Nio's power unit is on track to operate 1,100 charging stations and 1,200 power delivery vans by 2020 in cities across mainland China. Wire photo.

New energy vehicle startup Nio has the best quality among all electric auto brands, outperforming its counterparts by established luxury car makers, the findings of a new study show.

Yicai Global reported that Shanghai-based Nio ranked first for quality with a score of 67 PP100, or the number of problems experienced per 100 vehicles, followed by BMW, which scored 82 PP100, according to a study by US market research agency J.D. Power released today.

Nio and WM Motor were the only two Chinese NEV startups included in the research, the report said.

The industry average was 89 problems per 100 vehicles, with Chinese NEV brands by traditional car manufacturers having the most at 90 PP100. Luxury brands scored best with 69 PP100.

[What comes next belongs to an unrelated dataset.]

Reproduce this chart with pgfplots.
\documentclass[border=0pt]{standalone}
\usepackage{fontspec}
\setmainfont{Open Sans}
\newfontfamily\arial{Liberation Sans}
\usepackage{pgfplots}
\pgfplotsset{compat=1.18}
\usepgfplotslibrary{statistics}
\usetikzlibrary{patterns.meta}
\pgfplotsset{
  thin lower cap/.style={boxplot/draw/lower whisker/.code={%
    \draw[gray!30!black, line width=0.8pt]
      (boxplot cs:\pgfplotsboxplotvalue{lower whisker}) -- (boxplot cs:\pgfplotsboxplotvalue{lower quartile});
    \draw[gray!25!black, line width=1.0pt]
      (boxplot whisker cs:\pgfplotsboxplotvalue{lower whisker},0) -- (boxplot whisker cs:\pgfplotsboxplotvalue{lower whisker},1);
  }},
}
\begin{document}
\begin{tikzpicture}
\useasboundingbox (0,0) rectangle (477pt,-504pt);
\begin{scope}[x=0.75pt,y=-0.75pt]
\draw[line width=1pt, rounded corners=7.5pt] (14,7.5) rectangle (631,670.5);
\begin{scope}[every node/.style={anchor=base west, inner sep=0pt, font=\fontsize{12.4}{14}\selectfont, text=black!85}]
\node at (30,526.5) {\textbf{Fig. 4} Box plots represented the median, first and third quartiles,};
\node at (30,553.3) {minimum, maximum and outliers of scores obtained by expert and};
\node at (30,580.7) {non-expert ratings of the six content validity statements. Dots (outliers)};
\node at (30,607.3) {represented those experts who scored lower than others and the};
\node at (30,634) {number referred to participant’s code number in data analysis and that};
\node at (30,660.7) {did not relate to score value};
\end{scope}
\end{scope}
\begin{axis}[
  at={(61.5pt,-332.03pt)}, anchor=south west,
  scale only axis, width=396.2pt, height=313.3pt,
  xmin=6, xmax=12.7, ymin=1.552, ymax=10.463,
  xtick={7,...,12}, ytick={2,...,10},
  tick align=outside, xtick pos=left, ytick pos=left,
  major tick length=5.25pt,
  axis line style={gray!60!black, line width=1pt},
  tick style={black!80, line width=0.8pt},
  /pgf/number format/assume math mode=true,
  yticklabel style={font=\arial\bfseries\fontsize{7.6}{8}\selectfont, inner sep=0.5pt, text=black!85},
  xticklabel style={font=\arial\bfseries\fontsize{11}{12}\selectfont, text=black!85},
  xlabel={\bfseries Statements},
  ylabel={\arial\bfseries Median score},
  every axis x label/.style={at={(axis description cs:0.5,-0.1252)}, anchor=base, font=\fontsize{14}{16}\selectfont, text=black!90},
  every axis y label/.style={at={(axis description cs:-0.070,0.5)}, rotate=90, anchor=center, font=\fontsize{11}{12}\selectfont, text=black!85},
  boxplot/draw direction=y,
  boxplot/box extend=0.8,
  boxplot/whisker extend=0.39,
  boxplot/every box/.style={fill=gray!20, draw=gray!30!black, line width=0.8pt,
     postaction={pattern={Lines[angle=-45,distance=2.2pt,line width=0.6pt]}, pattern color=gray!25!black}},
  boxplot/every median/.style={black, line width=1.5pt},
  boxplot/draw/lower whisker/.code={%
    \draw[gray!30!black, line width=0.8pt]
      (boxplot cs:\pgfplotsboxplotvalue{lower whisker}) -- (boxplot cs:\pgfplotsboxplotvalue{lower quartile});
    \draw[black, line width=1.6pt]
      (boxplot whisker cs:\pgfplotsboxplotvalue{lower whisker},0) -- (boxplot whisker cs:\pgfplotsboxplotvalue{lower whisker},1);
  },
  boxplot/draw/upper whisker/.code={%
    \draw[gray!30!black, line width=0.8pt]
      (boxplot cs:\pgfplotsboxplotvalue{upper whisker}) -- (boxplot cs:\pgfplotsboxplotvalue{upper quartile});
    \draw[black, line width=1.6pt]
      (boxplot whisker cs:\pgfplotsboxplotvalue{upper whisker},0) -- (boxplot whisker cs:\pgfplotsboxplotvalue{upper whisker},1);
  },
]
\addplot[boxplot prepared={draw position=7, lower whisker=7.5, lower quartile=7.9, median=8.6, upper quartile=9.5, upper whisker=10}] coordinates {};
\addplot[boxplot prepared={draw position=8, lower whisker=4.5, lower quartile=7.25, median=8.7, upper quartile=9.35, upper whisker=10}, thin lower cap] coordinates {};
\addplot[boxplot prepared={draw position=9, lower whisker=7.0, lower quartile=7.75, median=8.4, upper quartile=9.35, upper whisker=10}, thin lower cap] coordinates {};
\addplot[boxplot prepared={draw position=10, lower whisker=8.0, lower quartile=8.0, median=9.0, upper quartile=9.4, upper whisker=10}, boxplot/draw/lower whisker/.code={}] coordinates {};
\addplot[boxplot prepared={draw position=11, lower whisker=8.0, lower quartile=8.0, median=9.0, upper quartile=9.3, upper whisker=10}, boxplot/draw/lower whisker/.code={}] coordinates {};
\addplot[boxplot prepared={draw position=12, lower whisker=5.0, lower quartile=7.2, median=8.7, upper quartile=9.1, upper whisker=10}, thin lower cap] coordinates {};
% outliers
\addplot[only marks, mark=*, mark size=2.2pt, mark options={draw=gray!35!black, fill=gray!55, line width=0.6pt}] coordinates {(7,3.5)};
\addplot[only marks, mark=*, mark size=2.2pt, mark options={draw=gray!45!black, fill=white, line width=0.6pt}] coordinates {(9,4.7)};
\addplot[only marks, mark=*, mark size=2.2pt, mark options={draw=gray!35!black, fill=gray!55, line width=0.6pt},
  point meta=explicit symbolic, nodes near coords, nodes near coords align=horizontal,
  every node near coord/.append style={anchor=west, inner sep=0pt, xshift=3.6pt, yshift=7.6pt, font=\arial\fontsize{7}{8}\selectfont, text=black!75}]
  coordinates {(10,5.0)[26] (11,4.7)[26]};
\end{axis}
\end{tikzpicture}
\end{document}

The top four complaints by green car owners were insufficient engine power (2.7 PP100), slow charging speed (1.9 PP100), abnormal reduction of endurance mileage (1.8 PP100) and abnormal powertrain noises (1.4 PP100).

In general, though, NEV owners were satisfied with their overall user experience, such as performance, operation and design, the report said.

The research, covering 41 models from 21 brands, is based on feedback from 2,770 car owners who bought their vehicles between last September and March this year.

It focuses on the quality issues encountered by NEV owners within the first two to six months of ownership.

Nio represents the class of EV startups that could shake up the Chinese auto industry by building brands with an image premium enough to appeal to China’s rich customers, who have always looked to German, Japanese, and American brands.

Meanwhile, after laying off 70 workers and closing an office in the US, Chinese automaker Nio is searching its cupboards for cash, GreenCarReports reported.

EV sales have foundered in China this year after generous subsidies expired. and several companies have delayed or abandoned expansion plans. Nio seems to be no exception, except that it has other resources it can look to cash in.

Nio is reportedly seeking a buyer for its power systems in China, including its charging stations and battery swap station, mobile power delivery vans, charging technology integration services, and charging station maps, the report said.

The company said it has invested US$290 million in the operations. Nio’s power unit is on track to operate 1,100 charging stations and 1,200 power delivery vans by 2020 in cities across mainland China, and it aims for the launch of an independent app for Nio Power in the next two months.

The company also operates a US$1.5 billion venture investment fund in the US and is seeking new opportunities to invest in new electric car technologies.